Vier Rechner und vier neue E-Motoren
Die Neue Klasse ist für BMW ein großer Schritt zum Software Defined Vehicle. Auch hier soll die Eigenleistung möglichst groß sein. Vier leistungsfähige Rechner haben künftig das Sagen: Einer ist für die Fahrdynamik zuständig, einer für das gesamte Infotainment inklusive dem BMW Panoramic Vision-Display, der dritte steuert die Assistenzsysteme und die autonomen Fahrfunktionen. Und der vierte ist für grundlegende Funktionen wie die Klimatisierung des Autos und das Datenmanagement verantwortlich.

Die neuen Elektromotoren für die Neue Klasse hat BMW selbst entwickelt. Sie sollen leichter, effizienter und günstiger sein als bisher.
Zur Freude am Fahren braucht es auch in Zukunft die entsprechenden (Elektro-)Motoren. Auch da legt die Neue Klasse zu. Statt wie bisher bis zu zwei EESM-Maschinen (Elektrisch erregte Synchronmaschine) können es in Zukunft maximal vier Elektromotoren sein, die sowohl leichter, effizienter als auch günstiger sind als bisher. „Wir haben die E-Drive-Einheiten in jedem Detail verbessert“, erklärt Techniker Michael Salmansberger und deutet auf die E-Maschinen der sechsten Generation.

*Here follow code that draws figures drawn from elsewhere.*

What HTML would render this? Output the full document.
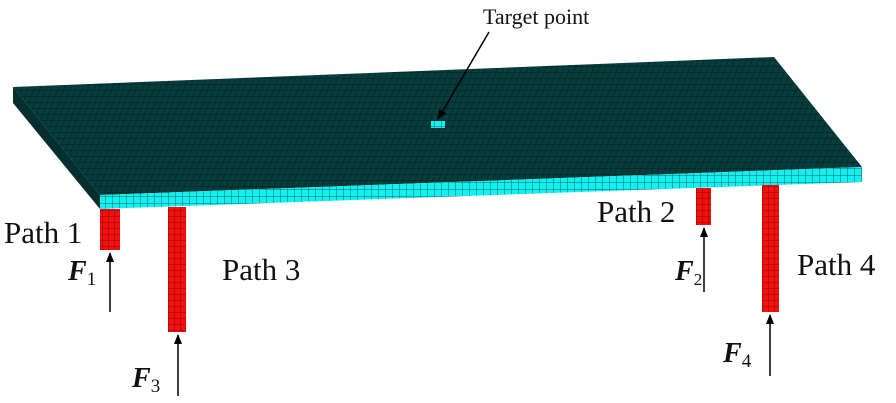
<!DOCTYPE html>
<html><head><style>
html,body{margin:0;padding:0;background:#fff;}
svg{display:block;}
</style></head><body>
<svg width="896" height="403" viewBox="0 0 896 403" xmlns="http://www.w3.org/2000/svg" font-family="'Liberation Serif', 'Times New Roman', serif">
<defs>
<pattern id="g1" width="6" height="6" patternUnits="userSpaceOnUse" patternTransform="skewX(-20)">
<rect width="6" height="6" fill="#073d3d"/><path d="M0 0H6M0 0V6" stroke="#021f1f" stroke-width="1"/>
</pattern>
<pattern id="cy" width="7" height="7" patternUnits="userSpaceOnUse">
<rect width="7" height="7" fill="#14f0f0"/><path d="M0 0H7M0 0V7" stroke="#0a6a6a" stroke-width="1"/>
</pattern>
<pattern id="rd" width="6" height="6" patternUnits="userSpaceOnUse">
<rect width="6" height="6" fill="#f01010"/><path d="M0 0H6M0 0V6" stroke="#7a0000" stroke-width="0.8"/>
</pattern>
<marker id="ah" markerWidth="10" markerHeight="10" refX="9" refY="5" orient="auto" markerUnits="userSpaceOnUse">
<path d="M0 1L10 5L0 9Z" fill="#000"/>
</marker>
</defs>
<polygon points="13,87 774,57 862,167 100,195" fill="url(#g1)"/>
<polygon points="13,87 13,103 100,209 100,195" fill="#052e2e"/>
<polygon points="100,195 862,167 862,182 100,209" fill="url(#cy)"/>
<rect x="431" y="121" width="14" height="7" fill="url(#cy)"/>
<rect x="100" y="209" width="20" height="41" fill="url(#rd)"/>
<rect x="168" y="207" width="18" height="125" fill="url(#rd)"/>
<rect x="696" y="188" width="15" height="37" fill="url(#rd)"/>
<rect x="762" y="185" width="17" height="127" fill="url(#rd)"/>
<g stroke="#000" stroke-width="1.5">
<line x1="110" y1="312" x2="110" y2="253" marker-end="url(#ah)"/>
<line x1="178" y1="396" x2="178" y2="335" marker-end="url(#ah)"/>
<line x1="704" y1="292" x2="704" y2="228" marker-end="url(#ah)"/>
<line x1="770" y1="376" x2="770" y2="315" marker-end="url(#ah)"/>
<line x1="489" y1="32" x2="438" y2="119" marker-end="url(#ah)"/>
</g>
<g fill="#111" font-family="'Liberation Serif', 'Times New Roman', serif">
<text x="483" y="24" font-size="22">Target point</text>
<text x="4" y="243" font-size="31">Path 1</text>
<text x="222" y="280" font-size="31">Path 3</text>
<text x="597" y="222" font-size="31">Path 2</text>
<text x="797" y="275" font-size="31">Path 4</text>
<text x="68" y="280" font-size="28" font-weight="bold" font-style="italic">F<tspan font-size="19" font-weight="normal" font-style="normal" dy="5">1</tspan></text>
<text x="132" y="387" font-size="28" font-weight="bold" font-style="italic">F<tspan font-size="19" font-weight="normal" font-style="normal" dy="5">3</tspan></text>
<text x="675" y="280" font-size="28" font-weight="bold" font-style="italic">F<tspan font-size="17" font-weight="normal" font-style="normal" dy="5">2</tspan></text>
<text x="723" y="362" font-size="28" font-weight="bold" font-style="italic">F<tspan font-size="19" font-weight="normal" font-style="normal" dy="5">4</tspan></text>
</g>
</svg>
</body></html>
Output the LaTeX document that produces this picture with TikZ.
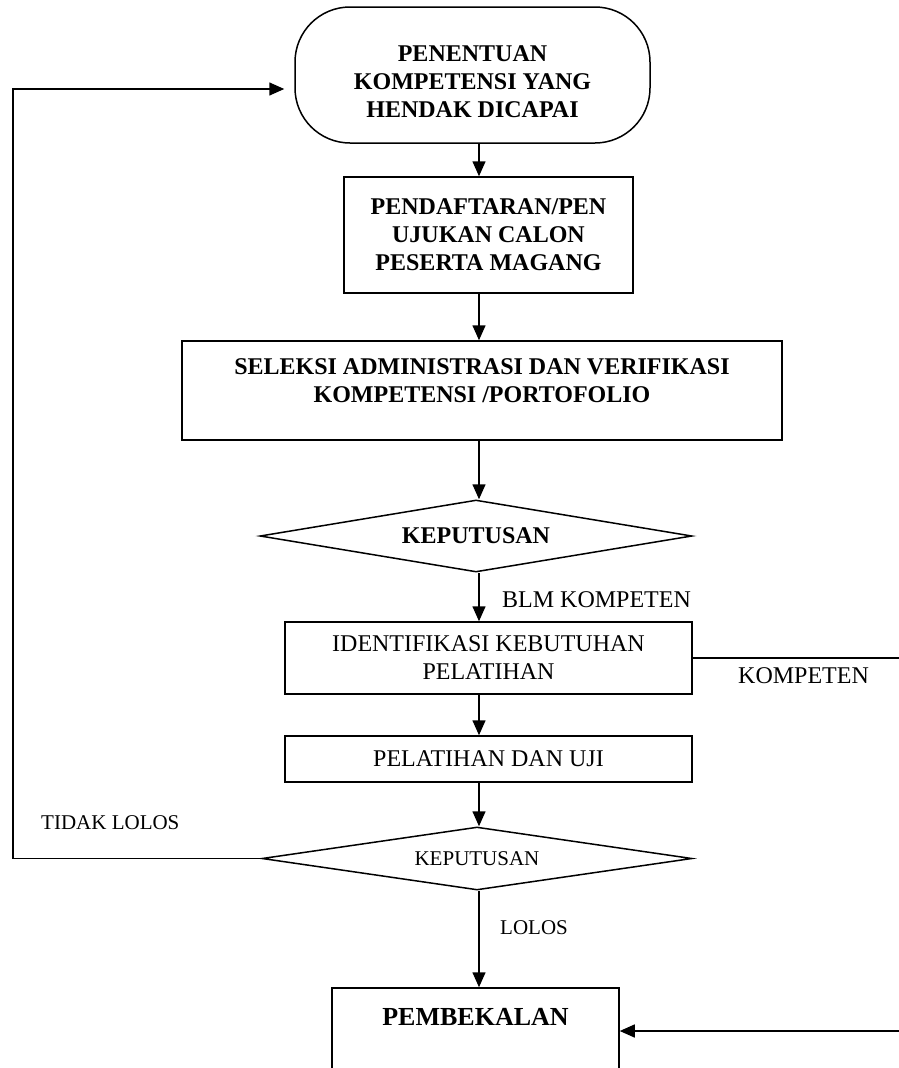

Elektroantrieb knackt die 1000-kW-Marke
Die technischen Details sind spannend: BMW plant aktuell mit vier Varianten der EESM-Motoren, die jeweils rund 125 Kilogramm wiegen und zwischen 200 kW (272 PS) und 300 kW (408 PS) leisten. Zwei Untersetzungen mit drei Zahnrädern machen ein Zweiganggetriebe überflüssig. Damit sind bei den M-Modellen locker 800 kW oder 1.008 PS drin.
Dass dies kein Fabelziel ist, haben die Münchner mit der Studie BMW Vision Driving Experience unlängst selbst angedeutet. Vermutlich wird der iM3 mit vier EESM-Motoren die 1.000 kW-Marke knacken. In Bayern lässt man sich ungerne von einem Tesla auf der Nase herumfahren. Am Anfang backt man aber zunächst noch kleinere Brötchen. So startet der neue BMW iX3 mit einem EESM-Motor an der Hinterachse, ergänzt durch einen ASM-E-Motor (Drehstrom-Asynchron-Maschine) an der Vorderachse, der zwischen 120 kW und 180 kW leistet und rund 75 kg auf die Waage bringt. Die Vorderachse greift nur bei Bedarf in das Geschehen ein. Das spart Energie und Kosten.
„Dieser BMW fährt sich wie keiner zuvor“, schwärmt Joachim Post. Bis 2030 sollen rund 50 Prozent der verkauften BMWs reine Elektromodelle sein. Doch eines schaffen auch die Münchner mit der Neuen Klasse noch nicht: Kostenparität zum Verbrenner herzustellen. Es gibt weiterhin einen E-Aufschlag.